Here, consider the expression

$\displaystyle \prod_{k=1}^{2^r}(x-\phi_k) = x^{2^r-n}\prod_{k=1}^n(x-\phi_k)$

and note that it is symmetric in the $\theta_k$: when you re-number the $\theta_k$, you will also re-number the $\phi_k$, but the polynomial given here will not change. The Fundamental Theorem of Elementary Symmetric Polynomials says that this symmetric polynomial can be written as a polynomial in the elementary symmetric polynomials with coefficients in the underlying field $\mathbb{Q}$. In particular, the polynomial

$\displaystyle \prod_{k=1}^n(x-\phi_k)$

has coefficients in $\mathbb{Q}$, the remaining factor $x^{2^r-n}$ does not affect any of the coefficients. Besides, the coefficients are algebraic by assumption and by the LAN (the $\theta_k$ are algebraic). By the Integer Lemma (closely inspect the proof for the possible choice of the number $b$ in that Lemma!) and by the definition of $b$ as a leading coefficient here, the numbers $b\phi_k$ are algebraic integers. The second part of the Integer Lemma now says that the polynomial $f$ has coefficients in $\mathbb{Z}$ – each of the factors of the symmetric polynomial $\prod_{k=1}^n(x-\phi_k)$ is multiplied by $b$ to make the coefficients in $\mathbb{Q}$ algebraic integers.

Now, remember the definition of $I$ and its representation from the Integral Lemma:

$\displaystyle I(t) = e^t\sum_{j=0}^mf^{(j)}(0)-\sum_{j=0}^mf^{(j)}(t)$,

where $m=(n+1)p-1$ is the degree of $f$ as defined above.
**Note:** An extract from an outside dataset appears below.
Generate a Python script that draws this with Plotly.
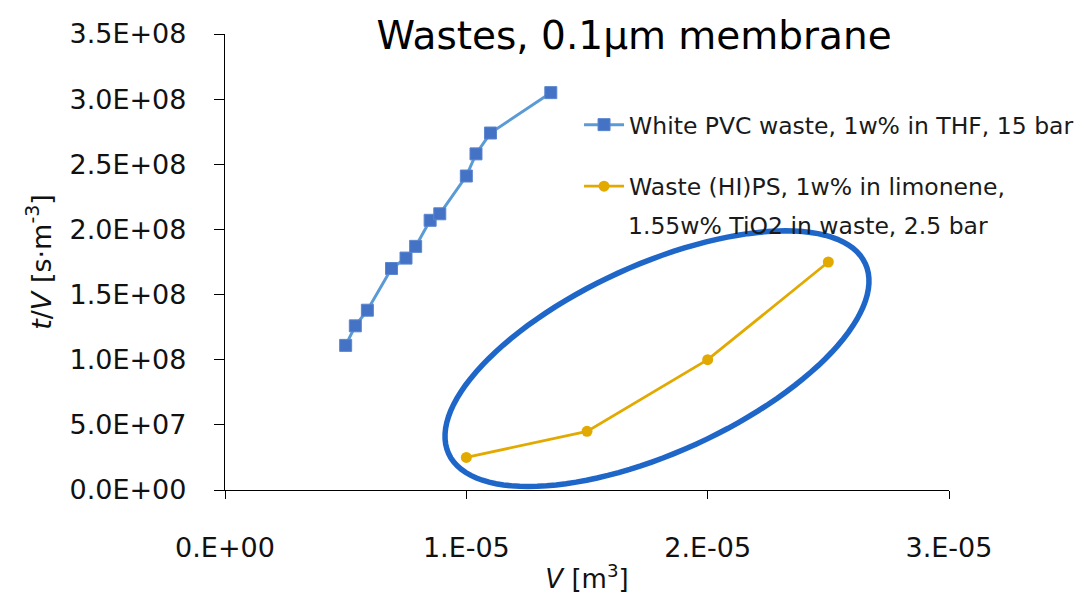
import numpy as np
import plotly.graph_objects as go

# Filtration data: filtrate volume V [m^3] and t/V [s m^-3]
pvc_v = [5.0e-6, 5.4e-6, 5.9e-6, 6.9e-6, 7.5e-6, 7.9e-6, 8.5e-6, 8.9e-6, 1.0e-5, 1.04e-5, 1.1e-5, 1.35e-5]
pvc_tv = [1.11e8, 1.26e8, 1.38e8, 1.70e8, 1.78e8, 1.87e8, 2.07e8, 2.12e8, 2.41e8, 2.58e8, 2.74e8, 3.05e8]
ps_v = [1.0e-5, 1.5e-5, 2.0e-5, 2.5e-5]
ps_tv = [2.5e7, 4.5e7, 1.0e8, 1.75e8]

pvc_name = "White PVC waste, 1w% in THF, 15 bar"
ps_name = "Waste (HI)PS, 1w% in limonene,"
ps_name_cont = "1.55w% TiO2 in waste, 2.5 bar"

y_tickvals = [0, 5e7, 1e8, 1.5e8, 2e8, 2.5e8, 3e8, 3.5e8]
y_ticktext = ["0.0E+00", "5.0E+07", "1.0E+08", "1.5E+08", "2.0E+08", "2.5E+08", "3.0E+08", "3.5E+08"]
x_tickvals = [0, 1e-5, 2e-5, 3e-5]
x_ticktext = ["0.E+00", "1.E-05", "2.E-05", "3.E-05"]

FONT = "DejaVu Sans"
LEG_SIZE = 23.5

fig = go.Figure()
fig.add_trace(go.Scatter(
    x=pvc_v, y=pvc_tv, name=pvc_name, mode="lines+markers", legendgroup="pvc",
    line=dict(color="#5B9BD5", width=3),
    marker=dict(symbol="square", size=12, color="#4472C4", line=dict(color="#5B86D0", width=1)),
))
fig.add_trace(go.Scatter(
    x=ps_v, y=ps_tv, name=ps_name, mode="lines+markers", legendgroup="ps",
    line=dict(color="#E2AA00", width=2.8),
    marker=dict(symbol="circle", size=11, color="#E2AA00"),
))

# Highlight ellipse around the (HI)PS series, drawn in pixel offsets about its centre
ell_cx, ell_cy = 1.79e-5, 1.008e8
ell_a, ell_b, ell_ang = 229, 94, np.deg2rad(24.5)
t = np.linspace(0, 2 * np.pi, 121)
ex = ell_a * np.cos(t) * np.cos(ell_ang) - ell_b * np.sin(t) * np.sin(ell_ang)
ey = ell_a * np.cos(t) * np.sin(ell_ang) + ell_b * np.sin(t) * np.cos(ell_ang)
path = "M" + " L".join(f"{px:.2f},{py:.2f}" for px, py in zip(ex, ey)) + " Z"
fig.add_shape(type="path", path=path, xref="x", yref="y",
              xsizemode="pixel", ysizemode="pixel", xanchor=ell_cx, yanchor=ell_cy,
              line=dict(color="#1F66C9", width=5.5), layer="above")

# Continuation line of the second legend entry
fig.add_annotation(text=ps_name_cont, xref="paper", yref="paper", x=0.5545, y=0.579,
                   xanchor="left", yanchor="middle", showarrow=False,
                   font=dict(family=FONT, size=LEG_SIZE, color="#1a1a1a"))

axis_common = dict(showgrid=False, zeroline=False, showline=True, linecolor="#000000", linewidth=1.3,
                   ticks="outside", tickcolor="#000000", tickwidth=1.3,
                   tickfont=dict(family=FONT, size=27, color="#111111"))

fig.update_layout(
    width=1083, height=597,
    margin=dict(l=225, r=134, t=34, b=107, autoexpand=False),
    paper_bgcolor="white", plot_bgcolor="white",
    font=dict(family=FONT, color="#111111"),
    title=dict(text="Wastes, 0.1µm membrane", font=dict(family=FONT, size=39, color="#000000"),
               x=0.5855, xref="container", xanchor="center", y=0.94, yref="container", yanchor="middle"),
    showlegend=True,
    legend=dict(x=0.489, y=0.849, xref="paper", yref="paper", xanchor="left", yanchor="top",
                bgcolor="rgba(0,0,0,0)", font=dict(family=FONT, size=LEG_SIZE, color="#1a1a1a"),
                valign="top", tracegroupgap=28, itemwidth=40),
    xaxis=dict(range=[0, 3e-5], tickvals=x_tickvals, ticktext=x_ticktext, ticklen=8,
               ticklabelstandoff=25,
               title=dict(text="<i>V</i> [m<sup>3</sup>]", font=dict(family=FONT, size=26), standoff=8),
               **axis_common),
    yaxis=dict(range=[0, 3.5e8], tickvals=y_tickvals, ticktext=y_ticktext, ticklen=10,
               ticklabelstandoff=22,
               title=dict(text="<i>t</i>/<i>V</i> [s·m<sup>-3</sup>]", font=dict(family=FONT, size=27), standoff=10),
               **axis_common),
)

fig.write_html("out.html")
Then, we set

\begin{aligned} \displaystyle J := \sum_{k=1}^nI(\phi_k) &\overset{\hphantom{(\clubsuit)}}{=} \sum_{k=1}^n e^{\phi_k}\sum_{j=0}^mf^{(j)}(0)-\sum_{k=1}^n\sum_{j=0}^mf^{(j)}(\phi_k)\\ &\displaystyle \overset{(\clubsuit)}{=} -(2^r-n)\sum_{j=0}^mf^{(j)}(0)-\sum_{j=0}^m\sum_{k=1}^nf^{(j)}(\phi_k). \end{aligned}

Similar reasoning now shows that the term

$\displaystyle \sum_{k=1}^nf^{(j)}(\phi_k)$

is a symmetric polynomial: when you re-number the $\theta_k$ and hence the $\phi_k$, $f$ will not change, and by the product rule, neither will the derivatives $f^{(j)}$. By the Fundamental Theorem of Elementary Symmetric Polynomials, this sum takes a value in the underlying field $\mathbb{Q}$. Again, the Integer Lemma implies that the sum is even in $\mathbb{Z}$ (the helpful factor $b$ is of course present in the relevant derivatives as well).

Now, remember the first $p!$-Lemma to see that $f^{(j)}(\phi_k)=0$ for any $j and any $k$. This hinges on the fact that none of the factors $(x-\phi_k)$ can have vanished in the $j$-th derivative, and then setting $x=\phi_k$ gives a zero of this polynomial. By the same argument, $f^{(j)}(0)=0$ for $j and by the second $p!$-Lemma, $f^{(j)}(0)$ is divisible by $p!$ for $j\geq p$. Finally, one can show by explicit calculation

$\displaystyle f^{(p-1)}(0) = b^{np}(-1)^{np}(p-1)!\prod_{k=1}^n\phi_k^p.$

Since this expression is symmetric, it is in $\mathbb{Q}$, and from the arguments we already used, $f^{(p-1)}(0)\in\mathbb{Z}$. The symmetry arguments also show that $J$ is an integer in $\mathbb{Z}$. If we choose the prime $p$ sufficiently large, $f^{(p-1)}$ is not divisible by $p$. This is a condition depending on $b$ and on the absolute value of the $\phi_k$, hence on the degree $r$ of $g$. In particular, the sum $J$ is divisible by $(p-1)!$.

$\left|J\right|\geq(p-1)!$.

Finally, the bound from the Integral Lemma tells us that

$\displaystyle \left|J\right| \leq\sum_{k=1}^n\left|I(\phi_k)\right| \leq\sum_{k=1}^n\left|\phi_k\right|e^{\left|\phi_k\right|}\overline{f}(\left|\phi_k\right|)\leq C_1C_2^p,$

with two constants $C_1, C_2$ that do not depend on $p$. The exponent $p$ comes from the definition of the polynomial $f$.

Similar to the proof of our first theorem, we have a contradiction: $J$ is small on the one hand and large on the other hand. This shows that $\pi$ cannot be algebraic. q.e.d.